→ TASK TO CARRY OUT
Which lines in the material below contain the word "this"? Copy each of them.

════

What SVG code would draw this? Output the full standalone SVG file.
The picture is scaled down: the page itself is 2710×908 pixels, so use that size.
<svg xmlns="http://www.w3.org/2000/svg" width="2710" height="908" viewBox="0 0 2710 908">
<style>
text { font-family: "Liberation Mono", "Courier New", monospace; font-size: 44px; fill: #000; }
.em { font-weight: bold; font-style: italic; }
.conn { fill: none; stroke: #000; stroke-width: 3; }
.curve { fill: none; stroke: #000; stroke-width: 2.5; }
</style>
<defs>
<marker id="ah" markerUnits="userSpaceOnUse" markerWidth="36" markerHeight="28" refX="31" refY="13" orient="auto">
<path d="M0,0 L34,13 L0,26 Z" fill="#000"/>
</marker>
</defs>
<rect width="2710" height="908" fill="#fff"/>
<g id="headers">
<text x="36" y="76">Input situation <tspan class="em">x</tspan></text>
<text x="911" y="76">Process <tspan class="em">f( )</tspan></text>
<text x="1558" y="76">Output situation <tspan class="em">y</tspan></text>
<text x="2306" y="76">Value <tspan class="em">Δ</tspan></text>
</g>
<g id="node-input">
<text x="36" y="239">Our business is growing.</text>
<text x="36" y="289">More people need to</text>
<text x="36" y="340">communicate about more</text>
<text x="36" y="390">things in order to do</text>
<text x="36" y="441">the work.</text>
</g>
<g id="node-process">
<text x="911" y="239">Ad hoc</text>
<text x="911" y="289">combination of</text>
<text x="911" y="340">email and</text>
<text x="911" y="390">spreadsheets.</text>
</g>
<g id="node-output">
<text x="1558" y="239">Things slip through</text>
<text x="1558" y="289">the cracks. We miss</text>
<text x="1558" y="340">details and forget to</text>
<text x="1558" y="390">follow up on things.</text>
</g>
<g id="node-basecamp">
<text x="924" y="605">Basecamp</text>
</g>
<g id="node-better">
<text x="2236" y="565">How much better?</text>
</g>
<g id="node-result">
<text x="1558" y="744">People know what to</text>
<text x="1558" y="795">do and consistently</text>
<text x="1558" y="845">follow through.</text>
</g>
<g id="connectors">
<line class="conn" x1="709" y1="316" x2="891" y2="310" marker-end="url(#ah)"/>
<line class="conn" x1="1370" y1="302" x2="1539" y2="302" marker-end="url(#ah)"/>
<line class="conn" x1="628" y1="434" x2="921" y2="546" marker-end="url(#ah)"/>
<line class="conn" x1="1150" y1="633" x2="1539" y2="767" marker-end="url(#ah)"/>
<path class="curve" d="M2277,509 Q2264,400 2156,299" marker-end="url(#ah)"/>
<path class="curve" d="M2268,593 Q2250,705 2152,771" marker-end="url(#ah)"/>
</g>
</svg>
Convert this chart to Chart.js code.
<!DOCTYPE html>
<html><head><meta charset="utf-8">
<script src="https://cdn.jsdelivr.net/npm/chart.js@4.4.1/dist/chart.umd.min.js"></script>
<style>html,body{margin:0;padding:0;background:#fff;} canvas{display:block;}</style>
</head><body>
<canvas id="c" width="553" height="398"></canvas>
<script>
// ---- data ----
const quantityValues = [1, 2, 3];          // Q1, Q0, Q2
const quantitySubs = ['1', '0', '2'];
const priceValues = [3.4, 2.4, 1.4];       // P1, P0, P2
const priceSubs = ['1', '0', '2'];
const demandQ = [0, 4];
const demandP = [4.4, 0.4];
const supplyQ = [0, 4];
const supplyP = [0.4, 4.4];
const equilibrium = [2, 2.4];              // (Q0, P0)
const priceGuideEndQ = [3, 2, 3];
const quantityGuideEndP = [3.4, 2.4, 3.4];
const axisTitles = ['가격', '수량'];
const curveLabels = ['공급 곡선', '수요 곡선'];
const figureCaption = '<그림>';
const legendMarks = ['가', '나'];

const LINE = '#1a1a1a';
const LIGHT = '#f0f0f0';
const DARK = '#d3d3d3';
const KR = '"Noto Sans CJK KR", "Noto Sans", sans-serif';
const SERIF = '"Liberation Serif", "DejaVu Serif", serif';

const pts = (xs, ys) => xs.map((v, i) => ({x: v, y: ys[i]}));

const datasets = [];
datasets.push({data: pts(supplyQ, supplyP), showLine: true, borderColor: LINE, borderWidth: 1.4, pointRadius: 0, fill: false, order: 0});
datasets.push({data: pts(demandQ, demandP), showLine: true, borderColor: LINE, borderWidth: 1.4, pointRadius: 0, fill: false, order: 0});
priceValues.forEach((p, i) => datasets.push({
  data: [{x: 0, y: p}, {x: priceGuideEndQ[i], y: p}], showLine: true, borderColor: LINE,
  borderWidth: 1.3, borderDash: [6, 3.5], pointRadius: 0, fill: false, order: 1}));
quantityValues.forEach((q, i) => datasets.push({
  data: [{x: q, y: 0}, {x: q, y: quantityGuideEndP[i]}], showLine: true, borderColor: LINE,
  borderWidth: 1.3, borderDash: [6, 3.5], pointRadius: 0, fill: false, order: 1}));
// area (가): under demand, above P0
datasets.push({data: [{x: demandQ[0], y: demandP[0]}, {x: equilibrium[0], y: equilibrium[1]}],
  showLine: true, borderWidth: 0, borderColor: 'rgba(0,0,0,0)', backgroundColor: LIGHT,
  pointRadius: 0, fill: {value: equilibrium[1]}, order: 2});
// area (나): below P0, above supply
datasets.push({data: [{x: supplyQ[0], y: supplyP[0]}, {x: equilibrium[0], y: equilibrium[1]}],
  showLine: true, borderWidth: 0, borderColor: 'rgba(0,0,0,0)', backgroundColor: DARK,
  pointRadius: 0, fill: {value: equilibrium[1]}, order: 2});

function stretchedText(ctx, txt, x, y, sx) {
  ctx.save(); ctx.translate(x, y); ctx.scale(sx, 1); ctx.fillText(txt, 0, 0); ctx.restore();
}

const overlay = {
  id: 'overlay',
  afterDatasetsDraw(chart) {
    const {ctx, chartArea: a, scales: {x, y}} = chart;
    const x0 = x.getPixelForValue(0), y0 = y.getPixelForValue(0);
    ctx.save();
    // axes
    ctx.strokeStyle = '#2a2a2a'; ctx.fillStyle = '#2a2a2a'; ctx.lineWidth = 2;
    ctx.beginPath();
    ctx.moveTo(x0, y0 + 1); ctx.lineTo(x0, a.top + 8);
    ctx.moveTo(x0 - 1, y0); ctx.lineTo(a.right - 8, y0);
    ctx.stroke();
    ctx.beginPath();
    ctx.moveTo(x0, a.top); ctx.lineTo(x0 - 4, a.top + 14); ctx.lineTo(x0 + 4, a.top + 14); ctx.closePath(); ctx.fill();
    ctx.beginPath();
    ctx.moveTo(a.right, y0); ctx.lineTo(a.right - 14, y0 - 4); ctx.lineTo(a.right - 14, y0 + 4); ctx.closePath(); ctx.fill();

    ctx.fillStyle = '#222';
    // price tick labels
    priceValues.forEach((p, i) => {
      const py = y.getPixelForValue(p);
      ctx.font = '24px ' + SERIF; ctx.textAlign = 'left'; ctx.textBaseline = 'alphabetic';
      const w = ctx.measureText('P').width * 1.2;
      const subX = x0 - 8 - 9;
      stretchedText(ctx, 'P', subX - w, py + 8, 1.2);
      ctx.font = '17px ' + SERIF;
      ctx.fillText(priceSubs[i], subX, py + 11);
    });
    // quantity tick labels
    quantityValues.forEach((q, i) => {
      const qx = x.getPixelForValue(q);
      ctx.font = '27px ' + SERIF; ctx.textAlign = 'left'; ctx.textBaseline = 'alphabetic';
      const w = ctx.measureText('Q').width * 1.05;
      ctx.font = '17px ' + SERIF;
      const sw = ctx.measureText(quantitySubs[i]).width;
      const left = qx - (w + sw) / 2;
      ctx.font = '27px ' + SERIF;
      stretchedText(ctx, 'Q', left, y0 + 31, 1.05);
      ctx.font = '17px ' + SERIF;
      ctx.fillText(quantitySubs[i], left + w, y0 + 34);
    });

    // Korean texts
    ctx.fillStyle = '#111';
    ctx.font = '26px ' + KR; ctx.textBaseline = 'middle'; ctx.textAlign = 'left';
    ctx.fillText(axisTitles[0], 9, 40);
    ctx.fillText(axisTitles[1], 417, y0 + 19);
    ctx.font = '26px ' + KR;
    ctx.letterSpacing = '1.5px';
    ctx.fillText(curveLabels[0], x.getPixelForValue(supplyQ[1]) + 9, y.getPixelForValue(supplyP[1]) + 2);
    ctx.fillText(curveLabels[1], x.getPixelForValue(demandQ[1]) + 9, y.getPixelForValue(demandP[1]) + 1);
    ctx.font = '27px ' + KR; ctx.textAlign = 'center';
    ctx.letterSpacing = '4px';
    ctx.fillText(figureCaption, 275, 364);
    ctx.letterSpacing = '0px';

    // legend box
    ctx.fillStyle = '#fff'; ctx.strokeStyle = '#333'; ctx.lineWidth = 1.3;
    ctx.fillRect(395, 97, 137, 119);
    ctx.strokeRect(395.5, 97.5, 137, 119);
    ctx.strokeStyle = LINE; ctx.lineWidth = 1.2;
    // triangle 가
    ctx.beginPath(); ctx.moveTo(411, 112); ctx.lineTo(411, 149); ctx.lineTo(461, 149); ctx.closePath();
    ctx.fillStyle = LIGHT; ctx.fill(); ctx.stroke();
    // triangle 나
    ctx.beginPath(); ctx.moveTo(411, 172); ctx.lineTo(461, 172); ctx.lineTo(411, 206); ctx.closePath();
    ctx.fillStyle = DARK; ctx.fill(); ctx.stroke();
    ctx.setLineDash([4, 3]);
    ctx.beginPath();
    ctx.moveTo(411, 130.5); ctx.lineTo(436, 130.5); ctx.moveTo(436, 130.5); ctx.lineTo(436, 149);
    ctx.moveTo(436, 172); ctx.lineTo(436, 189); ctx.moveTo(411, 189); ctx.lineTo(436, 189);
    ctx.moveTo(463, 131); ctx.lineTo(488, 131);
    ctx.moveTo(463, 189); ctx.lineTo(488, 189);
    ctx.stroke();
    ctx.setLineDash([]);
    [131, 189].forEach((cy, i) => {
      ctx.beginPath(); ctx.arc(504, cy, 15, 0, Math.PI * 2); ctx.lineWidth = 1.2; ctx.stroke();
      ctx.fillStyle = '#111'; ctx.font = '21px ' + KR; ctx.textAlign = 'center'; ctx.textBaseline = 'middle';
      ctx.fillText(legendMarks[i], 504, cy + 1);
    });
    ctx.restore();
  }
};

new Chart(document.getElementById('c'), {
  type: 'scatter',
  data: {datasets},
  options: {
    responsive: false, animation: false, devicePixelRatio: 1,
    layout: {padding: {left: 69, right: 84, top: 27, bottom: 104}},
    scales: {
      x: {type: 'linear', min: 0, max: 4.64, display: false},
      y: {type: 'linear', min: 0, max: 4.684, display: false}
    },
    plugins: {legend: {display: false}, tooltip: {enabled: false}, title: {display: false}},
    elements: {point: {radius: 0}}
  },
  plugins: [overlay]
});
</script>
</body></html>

════

→ WRITTEN REPLY
What SVG code would draw this? Output the full standalone SVG file.
Convert this chart to Chart.js code.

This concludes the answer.